В конце концов, около старого капитана, обремененного годами, болезнями и невзгодами, осталась одна Далия, стройная и хорошенькая восемнадцатилетняя девушка, отданная с малых лет на обучение к модистке. Во время своего ученичества Далия приобрела множество сведений, необходимых для того, чтобы стать настоящей барышней. Она выучилась одеваться прилично несколькими метрами ситца, обедать полентой[177] с молоком, но никогда не выходила из дому без перчаток или в стоптанных башмаках; одним словом — исполнять весь кодекс пролетария, принимая жизнь такою, какова она есть, довольствуясь сегодняшним днем, без всяких забот о завтрашнем.

Так росла Далия, и никто еще не мог применить к ней циничного изречения Ларошфуко: «Нет честных женщин, которым не надоела бы их честность».

Бернардо с некоторого времени не мог уже подняться с постели. Дни его были сочтены. Далия, возвращаясь из мастерской, с трепетом поднималась по лестнице, робко отворяла дверь и прежде, чем войти, устремляла на старика тревожный взгляд, чтобы убедиться: жив ли он еще.

Однажды утром девушку разбудил протяжный стон. Вскочив с постели, она наскоро накинула на себя платье и бросилась к дяде, который встретил ее потухшим взглядом, не говоря ни слова.

— О, Боже! — воскликнула Далия, ломая руки, — он умирает, а я одна! Что мне делать, кого позвать?

Говоря это, она сжимала в своих объятиях голову старика, целовала его седые волосы, называя его самыми нежными именами.

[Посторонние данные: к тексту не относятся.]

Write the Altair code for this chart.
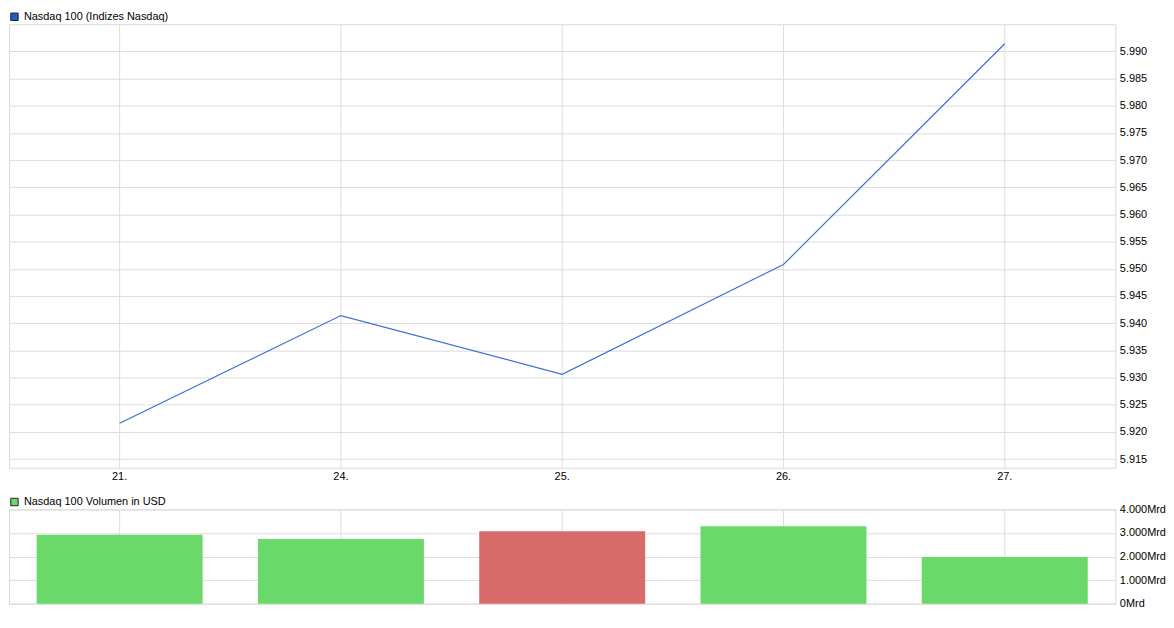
import altair as alt
import pandas as pd

days = ["21.", "24.", "25.", "26.", "27."]
close = [5921.6, 5941.4, 5930.6, 5950.8, 5991.4]
volume = [2930, 2750, 3080, 3290, 1980]
direction = ["up", "up", "down", "up", "up"]
index_name = "Nasdaq 100 (Indizes Nasdaq)"
volume_name = "Nasdaq 100 Volumen in USD"
price_ticks = [5915, 5920, 5925, 5930, 5935, 5940, 5945, 5950,
               5955, 5960, 5965, 5970, 5975, 5980, 5985, 5990]
volume_ticks = [0, 1000, 2000, 3000, 4000]

df = pd.DataFrame({
    "day": days,
    "close": close,
    "volume": volume,
    "series": [index_name] * len(days),
    "bar": [volume_name if d == "up" else "down" for d in direction],
})

FONT = "Liberation Sans"
W = 1115


def xscale():
    return alt.Scale(type="band", paddingInner=0.25, paddingOuter=0.125, domain=days)


def legend_cfg(**kw):
    return alt.Legend(
        title=None, orient="none", legendX=0, legendY=-13, padding=0,
        symbolType="square", symbolSize=56, symbolStrokeColor="#222",
        symbolStrokeWidth=1, symbolOpacity=1, labelFont=FONT, labelFontSize=11,
        labelColor="#000", labelOffset=4, **kw)


top_x = alt.X("day:N", sort=days, scale=xscale(),
              axis=alt.Axis(labelAngle=0, labelPadding=3, grid=True, bandPosition=0.5,
                            ticks=False, domain=False, title=None))
top_y = alt.Y("close:Q", scale=alt.Scale(domain=[5913.4, 5995], nice=False, zero=False),
              axis=alt.Axis(orient="right", values=price_ticks,
                            labelExpr="replace(format(datum.value, ','), ',', '.')",
                            labelPadding=4, grid=True, ticks=False, domain=False, title=None))

line = alt.Chart(df).mark_line(color="#3a6fd6", strokeWidth=1.2).encode(x=top_x, y=top_y)
legend_pts = alt.Chart(df).mark_point(shape="square", filled=True, size=0, opacity=1).encode(
    x=top_x, y=top_y,
    color=alt.Color("series:N", scale=alt.Scale(domain=[index_name], range=["#1f5ccc"]),
                    legend=legend_cfg()))

top = alt.layer(line, legend_pts).properties(width=W, height=447)

bars = alt.Chart(df).mark_bar(opacity=1).encode(
    x=alt.X("day:N", sort=days, scale=xscale(),
            axis=alt.Axis(labels=False, grid=True, bandPosition=0.5, ticks=False,
                          domain=False, title=None)),
    y=alt.Y("volume:Q", scale=alt.Scale(domain=[0, 4000], nice=False),
            axis=alt.Axis(orient="right", values=volume_ticks,
                          labelExpr="replace(format(datum.value, ','), ',', '.') + 'Mrd'",
                          labelPadding=4, grid=True, ticks=False, domain=False, title=None)),
    color=alt.Color("bar:N", scale=alt.Scale(domain=[volume_name, "down"],
                                             range=["#6ad96a", "#d96a6a"]),
                    legend=legend_cfg(values=[volume_name])),
).properties(width=W, height=95)

chart = alt.vconcat(top, bars, spacing=13).resolve_scale(
    color="independent", x="independent", y="independent"
).resolve_legend(color="independent").properties(
    padding={"left": 0, "top": 0, "right": 0, "bottom": 0}
).configure_view(stroke="#d9d9d9", strokeWidth=1).configure_axis(
    gridColor="#dddddd", gridWidth=1, labelFont=FONT, labelFontSize=11, labelColor="#000"
).configure_legend(labelFont=FONT)

chart.save("out.html", embed_options={"renderer": "svg", "actions": False})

Через несколько времени Бернардо пришел в себя, узнал племянницу и улыбнулся.

— Успокойся, голубушка моя, успокойся! — пробормотал он так тихо, что Далия должна была приложить ухо к его похолоделым устам, чтобы расслышать его. — Я умираю… иду к своим товарищам по оружию, которые давно ждут меня… Кончаются мои муки… Я жил слишком долго… Но ты, бедняжка, что будешь делать одна на свете? У меня ничего для тебя не осталось, ничего… всё растрачено…

Он замолк, подавленный волнением.

Далия, утешая его, как умела, решилась воспользоваться минутой спокойствия больного, чтобы позвать на помощь кого-нибудь из соседей.

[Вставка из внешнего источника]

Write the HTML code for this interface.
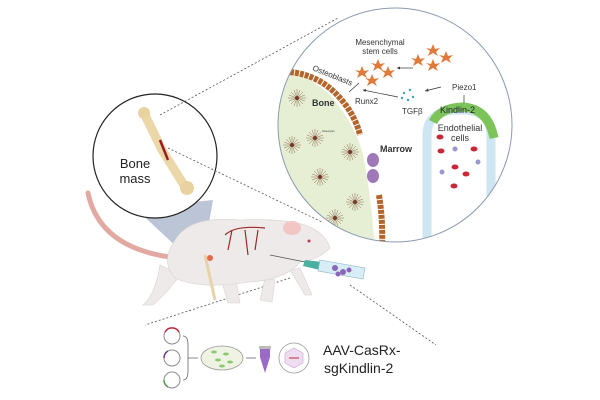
<!DOCTYPE html>
<html><head><meta charset="utf-8"><style>
html,body{margin:0;padding:0;background:#fff;width:600px;height:400px;overflow:hidden}
svg{display:block;font-family:"Liberation Sans","DejaVu Sans",sans-serif}
</style></head><body>
<svg width="600" height="400" viewBox="0 0 600 400">
<defs>
<clipPath id="bc"><circle cx="395" cy="125" r="117"/></clipPath>
<g id="ost"><g stroke="#8a6a50" stroke-width="0.5" fill="none">
<path d="M0 -9V9M-9 0H9M-6 -6L6 6M-6 6L6 -6M-3 -8L3 8M3 -8L-3 8M-8 -3L8 3M-8 3L8 -3"/></g><circle r="2" fill="#7a3a2a"/></g>
<g id="msc"><path d="M0 -6L2 -1L7 -2L3 2L5 6L0 3L-5 6L-3 1L-7 -2L-2 -1Z" fill="#e07a3a"/></g>
</defs>
<!-- tail -->
<path d="M88 193 Q100 250 178 258" stroke="#e2a9a2" stroke-width="5" fill="none" stroke-linecap="round"/>
<g stroke="#555" stroke-width="0.8" stroke-dasharray="2,2" fill="none">
<line x1="290" y1="278" x2="145" y2="325"/>
<line x1="350" y1="285" x2="436" y2="345"/>
</g>
<!-- big circle -->
<circle cx="395" cy="125" r="117" fill="#fff"/>
<g clip-path="url(#bc)">
<path d="M270 70 Q300 68 330 95 Q360 130 365 165 Q372 205 375 250 L270 250Z" fill="#e6efd4"/>
<path d="M290 72 Q320 75 340 98 Q355 115 360 135" stroke="#b4652a" stroke-width="6" fill="none" stroke-dasharray="4,1"/>
<path d="M379 195 Q383 220 382 245" stroke="#b4652a" stroke-width="6" fill="none" stroke-dasharray="4,1"/>
<use href="#ost" x="297" y="98"/><use href="#ost" x="315" y="138"/><use href="#ost" x="292" y="145"/>
<use href="#ost" x="350" y="152"/><use href="#ost" x="320" y="177"/><use href="#ost" x="355" y="202"/>
<use href="#ost" x="300" y="205"/><use href="#ost" x="335" y="218"/>
<path d="M427 250 V135 Q427 112 455 110 H466 Q491 112 491 135 V250" stroke="#cde6f2" stroke-width="9" fill="none"/>
<path d="M433 122 Q440 108 462 107 Q488 108 494 138" stroke="#7cc35a" stroke-width="9" fill="none"/>
</g>
<circle cx="395" cy="125" r="117" fill="none" stroke="#8a9ab0" stroke-width="1"/>
<ellipse cx="373" cy="160" rx="6" ry="7" fill="#a07ab8"/><ellipse cx="373" cy="176" rx="6" ry="7" fill="#a07ab8"/>
<use href="#msc" x="362" y="72"/><use href="#msc" x="378" y="65"/><use href="#msc" x="388" y="72"/><use href="#msc" x="372" y="80"/>
<use href="#msc" x="418" y="60"/><use href="#msc" x="433" y="50"/><use href="#msc" x="446" y="57"/><use href="#msc" x="433" y="65"/>
<g fill="#35a8b5"><circle cx="404" cy="93" r="1.2"/><circle cx="410" cy="90" r="1.2"/><circle cx="413" cy="97" r="1.2"/><circle cx="408" cy="100" r="1.2"/><circle cx="402" cy="98" r="1.2"/></g>
<g stroke="#333" stroke-width="0.7" fill="none">
<line x1="413" y1="68" x2="397" y2="68"/><line x1="441" y1="87" x2="425" y2="91"/>
<line x1="398" y1="97" x2="363" y2="90"/><line x1="359" y1="83" x2="349" y2="92"/>
<line x1="464" y1="103" x2="464" y2="95"/></g>
<g fill="#333"><path d="M397 68l3 -1.5v3z"/><path d="M425 91l3 -2.5 .5 3z"/><path d="M363 90l3 -1 -.5 3z"/></g>
<g fill="#c8273a"><ellipse cx="440" cy="137" rx="3.5" ry="2.5"/><ellipse cx="441" cy="151" rx="3.5" ry="2.5"/><ellipse cx="474" cy="149" rx="3.5" ry="2.5"/><ellipse cx="455" cy="167" rx="3.5" ry="2.5"/><ellipse cx="466" cy="174" rx="3.5" ry="2.5"/><ellipse cx="454" cy="186" rx="3.5" ry="2.5"/></g>
<g fill="#9a96d0"><circle cx="455" cy="149" r="2.5"/><circle cx="478" cy="162" r="2.5"/><circle cx="442" cy="172" r="2.5"/></g>
<g fill="#333" font-size="8">
<text x="380" y="45" text-anchor="middle">Mesenchymal</text><text x="380" y="54" text-anchor="middle">stem cells</text>
<text x="312" y="70" transform="rotate(22 312 70)">Osteoblasts</text>
<text x="355" y="104">Runx2</text><text x="402" y="114">TGFβ</text><text x="452" y="90">Piezo1</text>
<text x="440" y="113" font-size="9" fill="#223">Kindlin-2</text>
<text x="460" y="131" text-anchor="middle" font-size="9">Endothelial</text><text x="460" y="141" text-anchor="middle" font-size="9">cells</text>
<text x="312" y="106" font-size="9" font-weight="bold">Bone</text>
<text x="380" y="152" font-size="9" font-weight="bold">Marrow</text>
<text x="322" y="132" font-size="2.5">Osteocytes</text></g>
<path d="M135 208 L213 200 L205 245 L180 250Z" fill="#9eacc4" opacity="0.7"/>
<circle cx="155" cy="156" r="62" fill="#fff" stroke="#222" stroke-width="1.2"/>
<path d="M145 115 L162 150 L184 185" stroke="#ecd7a8" stroke-width="9" fill="none" stroke-linecap="round"/>
<circle cx="144" cy="113" r="6" fill="#e8d2a0"/><circle cx="187" cy="188" r="7" fill="#e8d2a0"/>
<path d="M160 140 L168 160" stroke="#9a1f22" stroke-width="2.5"/>
<text x="135" y="168" text-anchor="middle" font-size="13" fill="#222">Bone</text>
<text x="135" y="183" text-anchor="middle" font-size="13" fill="#222">mass</text>
<g stroke="#555" stroke-width="0.8" stroke-dasharray="2,2" fill="none">
<line x1="160" y1="115" x2="338" y2="18"/>
<line x1="168" y1="148" x2="322" y2="222"/>
</g>
<g fill="#eeeaea" stroke="#d8d2d2" stroke-width="0.6">
<path d="M160 265 Q155 295 143 305 L153 305 Q170 290 180 275Z"/>
<path d="M220 275 L228 303 L240 303 L235 275Z"/>
<path d="M265 278 L260 300 L272 302 L275 280Z"/>
<path d="M290 270 L305 295 L312 295 L300 268Z"/>
<path d="M175 240 Q190 215 240 220 Q280 218 305 225 Q325 232 330 248 Q318 260 300 262 Q285 280 250 282 Q200 290 175 278 Q160 262 175 240Z"/>
</g>
<ellipse cx="292" cy="228" rx="9" ry="7" fill="#f2c6c4"/>
<circle cx="309" cy="241" r="1.5" fill="#c0394a"/>
<path d="M225 235 Q235 225 265 228 M232 230 L228 250 M245 230 L248 255 M258 230 L255 250" stroke="#9a2a2a" stroke-width="1.2" fill="none"/>
<path d="M205 255 L215 300" stroke="#e6d4a8" stroke-width="3"/>
<circle cx="210" cy="258" r="3" fill="#e06a4a"/>
<line x1="270" y1="255" x2="305" y2="262" stroke="#555" stroke-width="0.8"/>
<path d="M305 260 L322 262 L320 270 L303 266Z" fill="#4ab0a0"/>
<path d="M320 260 L365 268 L363 279 L318 271Z" fill="#d8eef6" stroke="#8ab0c8" stroke-width="0.6"/>
<g fill="#8a66b8"><circle cx="335" cy="268" r="3"/><circle cx="343" cy="272" r="3"/><circle cx="338" cy="274" r="2.5"/><circle cx="349" cy="270" r="2.5"/></g>
<circle cx="172" cy="336" r="8" fill="none" stroke="#8c8c8c"/><path d="M165 332 A8 8 0 0 1 179 332" stroke="#c0283a" stroke-width="1.5" fill="none"/>
<circle cx="172" cy="358" r="8" fill="none" stroke="#8c8c8c"/><path d="M164 358 A8 8 0 0 1 168 351" stroke="#6a3a8a" stroke-width="1.5" fill="none"/>
<circle cx="172" cy="380" r="8" fill="none" stroke="#8c8c8c"/><path d="M164 380 A8 8 0 0 0 168 387" stroke="#4a9a4a" stroke-width="1.5" fill="none"/>
<path d="M183 336 Q188 336 188 345 V371 Q188 380 183 380 M188 358 H198" stroke="#666" stroke-width="0.8" fill="none"/>
<ellipse cx="222" cy="358" rx="21" ry="12" fill="#eef3e4" stroke="#999" stroke-width="0.8"/>
<g fill="#8cc870"><ellipse cx="214" cy="352" rx="3" ry="1.5"/><ellipse cx="226" cy="354" rx="3" ry="1.5"/><ellipse cx="218" cy="360" rx="3" ry="1.5"/><ellipse cx="230" cy="362" rx="3" ry="1.5"/><ellipse cx="222" cy="366" rx="3" ry="1.5"/></g>
<line x1="246" y1="358" x2="256" y2="358" stroke="#666" stroke-width="0.8"/>
<path d="M260 349 H270 V357 L265 373 L260 357Z" fill="#9a6ac8"/><rect x="259" y="346" width="12" height="3" fill="#bbb"/>
<circle cx="294" cy="358" r="15" fill="#fff" stroke="#999" stroke-width="0.8"/>
<path d="M294 348 L303 353 V363 L294 368 L285 363 V353Z" fill="#eedcf0" stroke="#c9a5d0" stroke-width="0.6"/>
<line x1="289" y1="358" x2="299" y2="358" stroke="#c0283a" stroke-width="1"/>
<text x="323" y="355" font-size="14" fill="#222">AAV-CasRx-</text>
<text x="324" y="373" font-size="14" fill="#222">sgKindlin-2</text>
</svg>
</body></html>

— Сейчас вернусь, дядя. Схожу за кем-нибудь.

Бернардо покачал головой, печально улыбаясь, как будто желая сказать: кто захочет обеспокоиться ради старика, умирающего в нищете?

— Нет, нет, дядюшка! Предоставьте это мне. Нельзя терять ни минуты. Позову того молодого человека, который живет над нами, — живописца. Он, должно быть, добрый. Подождите немного, дядюшка, я сбегаю в одну минуту.

С этими словами она вышла из комнаты, проворно, как ласточка, взвилась по лестнице и, подойдя к двери, разрисованной карикатурами, сильно постучала в нее.